Task details
Retype only what runs from the beginning of the data through the line with "import * as echarts from 'echarts';"; please omit the pictures and keep every line exact.

Data segment
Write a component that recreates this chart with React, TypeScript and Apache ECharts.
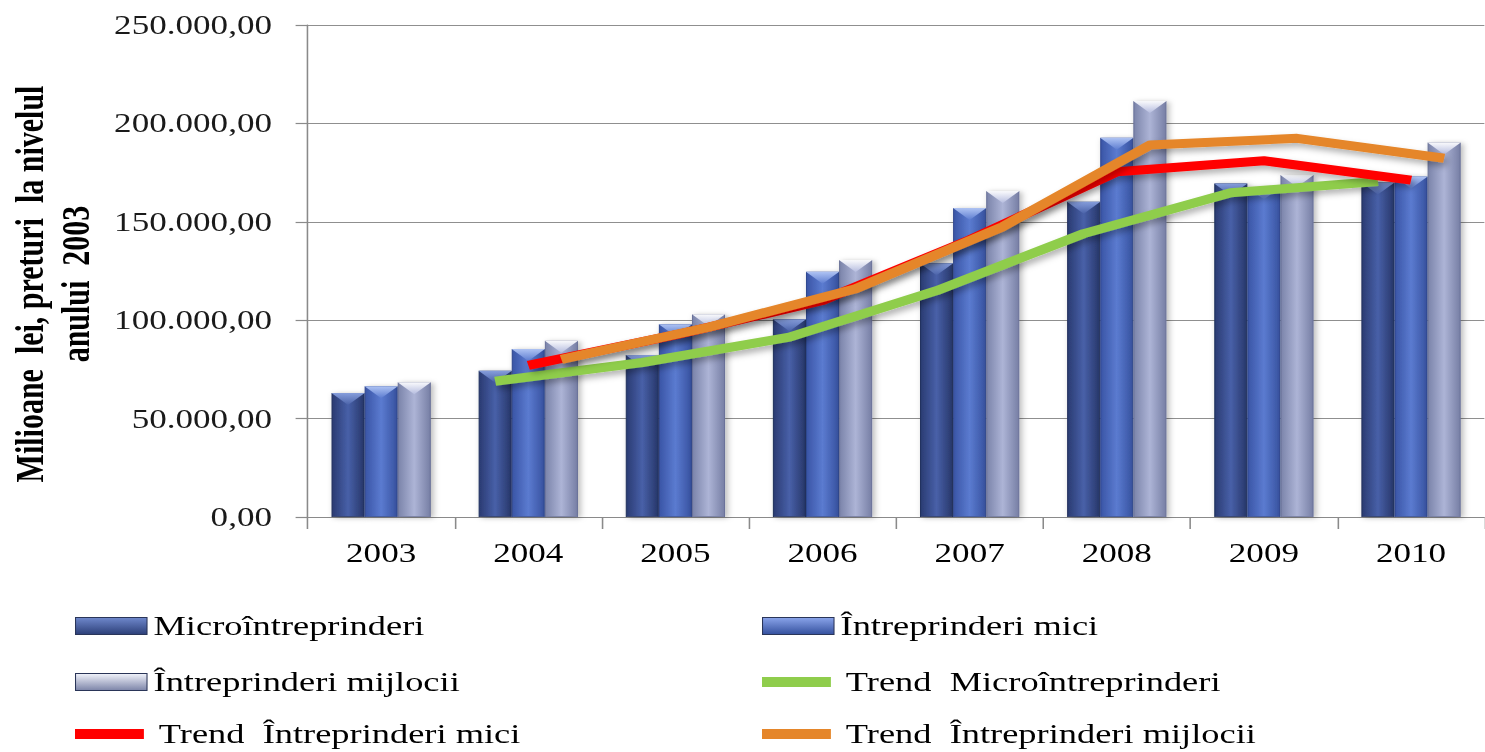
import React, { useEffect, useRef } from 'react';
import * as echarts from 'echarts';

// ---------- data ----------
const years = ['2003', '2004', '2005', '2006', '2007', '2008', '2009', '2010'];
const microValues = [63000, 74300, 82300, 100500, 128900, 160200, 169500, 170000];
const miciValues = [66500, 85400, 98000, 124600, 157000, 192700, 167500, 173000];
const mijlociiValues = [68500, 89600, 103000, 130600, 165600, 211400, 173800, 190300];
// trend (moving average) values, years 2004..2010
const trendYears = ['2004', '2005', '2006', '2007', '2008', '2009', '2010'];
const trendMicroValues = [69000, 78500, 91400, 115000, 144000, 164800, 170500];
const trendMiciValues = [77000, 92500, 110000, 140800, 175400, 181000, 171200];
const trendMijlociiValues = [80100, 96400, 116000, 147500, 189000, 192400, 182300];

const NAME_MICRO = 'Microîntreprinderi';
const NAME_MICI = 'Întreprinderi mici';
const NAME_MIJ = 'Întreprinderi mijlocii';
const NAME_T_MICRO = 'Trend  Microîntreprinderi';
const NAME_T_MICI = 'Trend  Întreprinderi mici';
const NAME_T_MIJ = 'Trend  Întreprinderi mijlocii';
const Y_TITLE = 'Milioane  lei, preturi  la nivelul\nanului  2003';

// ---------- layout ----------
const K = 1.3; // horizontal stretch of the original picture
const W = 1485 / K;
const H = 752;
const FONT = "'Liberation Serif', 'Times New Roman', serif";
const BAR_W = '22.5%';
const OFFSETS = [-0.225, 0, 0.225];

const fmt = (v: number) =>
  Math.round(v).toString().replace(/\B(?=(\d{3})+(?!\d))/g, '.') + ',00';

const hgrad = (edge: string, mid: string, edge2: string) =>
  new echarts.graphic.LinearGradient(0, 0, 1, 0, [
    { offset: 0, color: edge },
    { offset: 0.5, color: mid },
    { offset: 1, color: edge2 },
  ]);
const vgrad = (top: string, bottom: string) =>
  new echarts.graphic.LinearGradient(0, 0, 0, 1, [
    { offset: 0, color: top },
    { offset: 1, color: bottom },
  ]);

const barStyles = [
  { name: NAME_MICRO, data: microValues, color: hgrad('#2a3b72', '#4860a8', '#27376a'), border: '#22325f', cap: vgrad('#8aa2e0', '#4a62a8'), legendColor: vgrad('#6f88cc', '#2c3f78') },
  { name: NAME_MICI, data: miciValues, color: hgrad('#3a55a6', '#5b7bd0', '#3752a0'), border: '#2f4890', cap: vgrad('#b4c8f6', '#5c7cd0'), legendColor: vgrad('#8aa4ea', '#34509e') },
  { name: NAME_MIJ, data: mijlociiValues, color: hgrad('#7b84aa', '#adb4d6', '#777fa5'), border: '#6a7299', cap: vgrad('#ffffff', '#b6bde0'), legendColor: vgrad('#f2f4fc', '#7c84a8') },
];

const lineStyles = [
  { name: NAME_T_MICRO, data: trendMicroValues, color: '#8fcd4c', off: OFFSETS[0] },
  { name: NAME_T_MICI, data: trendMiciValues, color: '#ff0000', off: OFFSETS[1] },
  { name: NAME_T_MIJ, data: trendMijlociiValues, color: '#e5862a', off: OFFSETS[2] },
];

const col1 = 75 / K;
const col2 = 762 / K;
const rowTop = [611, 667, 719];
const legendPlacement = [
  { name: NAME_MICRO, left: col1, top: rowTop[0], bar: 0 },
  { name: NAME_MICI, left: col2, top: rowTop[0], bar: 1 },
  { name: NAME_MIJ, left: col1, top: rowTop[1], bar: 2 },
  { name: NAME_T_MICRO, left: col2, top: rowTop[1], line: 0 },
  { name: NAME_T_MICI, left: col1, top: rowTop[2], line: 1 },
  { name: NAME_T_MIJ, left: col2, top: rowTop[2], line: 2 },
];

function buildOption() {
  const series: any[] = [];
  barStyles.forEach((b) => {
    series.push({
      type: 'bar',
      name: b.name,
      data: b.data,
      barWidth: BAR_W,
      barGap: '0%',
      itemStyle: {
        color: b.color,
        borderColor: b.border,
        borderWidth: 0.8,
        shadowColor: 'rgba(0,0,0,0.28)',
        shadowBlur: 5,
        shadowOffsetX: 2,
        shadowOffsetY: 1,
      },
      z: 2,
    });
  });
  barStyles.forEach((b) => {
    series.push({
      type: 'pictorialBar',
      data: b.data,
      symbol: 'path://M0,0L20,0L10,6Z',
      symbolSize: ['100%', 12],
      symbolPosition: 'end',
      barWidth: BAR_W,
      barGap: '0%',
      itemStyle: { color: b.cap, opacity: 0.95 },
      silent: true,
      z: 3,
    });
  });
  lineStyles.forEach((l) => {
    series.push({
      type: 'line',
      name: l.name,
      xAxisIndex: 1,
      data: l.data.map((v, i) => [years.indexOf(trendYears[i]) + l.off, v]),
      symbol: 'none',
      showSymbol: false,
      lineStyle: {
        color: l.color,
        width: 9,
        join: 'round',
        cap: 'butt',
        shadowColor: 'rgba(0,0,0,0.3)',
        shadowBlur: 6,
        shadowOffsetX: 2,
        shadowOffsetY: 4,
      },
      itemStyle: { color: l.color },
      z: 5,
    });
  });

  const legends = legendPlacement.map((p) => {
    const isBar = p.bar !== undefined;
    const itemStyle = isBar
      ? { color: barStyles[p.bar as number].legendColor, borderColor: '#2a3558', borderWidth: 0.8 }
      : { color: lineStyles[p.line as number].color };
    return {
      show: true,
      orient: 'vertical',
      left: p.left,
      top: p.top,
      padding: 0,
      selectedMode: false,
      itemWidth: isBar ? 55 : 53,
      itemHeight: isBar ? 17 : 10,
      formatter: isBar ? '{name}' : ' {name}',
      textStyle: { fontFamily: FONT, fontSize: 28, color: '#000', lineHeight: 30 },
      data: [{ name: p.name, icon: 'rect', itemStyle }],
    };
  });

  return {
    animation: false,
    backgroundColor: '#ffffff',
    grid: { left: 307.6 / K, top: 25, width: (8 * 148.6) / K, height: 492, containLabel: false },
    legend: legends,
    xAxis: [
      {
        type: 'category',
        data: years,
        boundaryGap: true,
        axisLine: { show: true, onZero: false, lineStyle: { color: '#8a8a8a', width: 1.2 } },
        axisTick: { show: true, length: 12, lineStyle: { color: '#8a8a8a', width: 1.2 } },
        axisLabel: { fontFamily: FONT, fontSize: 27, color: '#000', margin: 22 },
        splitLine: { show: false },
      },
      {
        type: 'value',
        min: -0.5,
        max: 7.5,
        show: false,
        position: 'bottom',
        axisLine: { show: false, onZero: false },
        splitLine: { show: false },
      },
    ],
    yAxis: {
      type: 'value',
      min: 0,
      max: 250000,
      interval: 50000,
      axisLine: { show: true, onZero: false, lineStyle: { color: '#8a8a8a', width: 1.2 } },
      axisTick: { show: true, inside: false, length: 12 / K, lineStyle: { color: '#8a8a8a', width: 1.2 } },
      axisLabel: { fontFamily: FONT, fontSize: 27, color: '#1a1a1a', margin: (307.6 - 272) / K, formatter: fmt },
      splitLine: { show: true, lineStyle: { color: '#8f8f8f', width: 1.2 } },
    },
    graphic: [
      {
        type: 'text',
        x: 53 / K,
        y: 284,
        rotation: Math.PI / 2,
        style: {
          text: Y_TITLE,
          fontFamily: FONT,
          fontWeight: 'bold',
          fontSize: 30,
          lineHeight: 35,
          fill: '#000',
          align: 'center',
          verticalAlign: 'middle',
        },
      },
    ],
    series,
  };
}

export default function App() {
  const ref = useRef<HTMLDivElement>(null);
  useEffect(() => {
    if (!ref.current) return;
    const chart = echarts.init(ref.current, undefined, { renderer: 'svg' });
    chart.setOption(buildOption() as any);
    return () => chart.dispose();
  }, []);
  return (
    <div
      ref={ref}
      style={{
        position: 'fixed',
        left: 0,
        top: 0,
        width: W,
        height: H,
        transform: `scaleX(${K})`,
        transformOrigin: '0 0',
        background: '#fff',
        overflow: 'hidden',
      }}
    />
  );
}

Response to this exercise
Write a component that recreates this chart with React, TypeScript and Apache ECharts.
import React, { useEffect, useRef } from 'react';
import * as echarts from 'echarts';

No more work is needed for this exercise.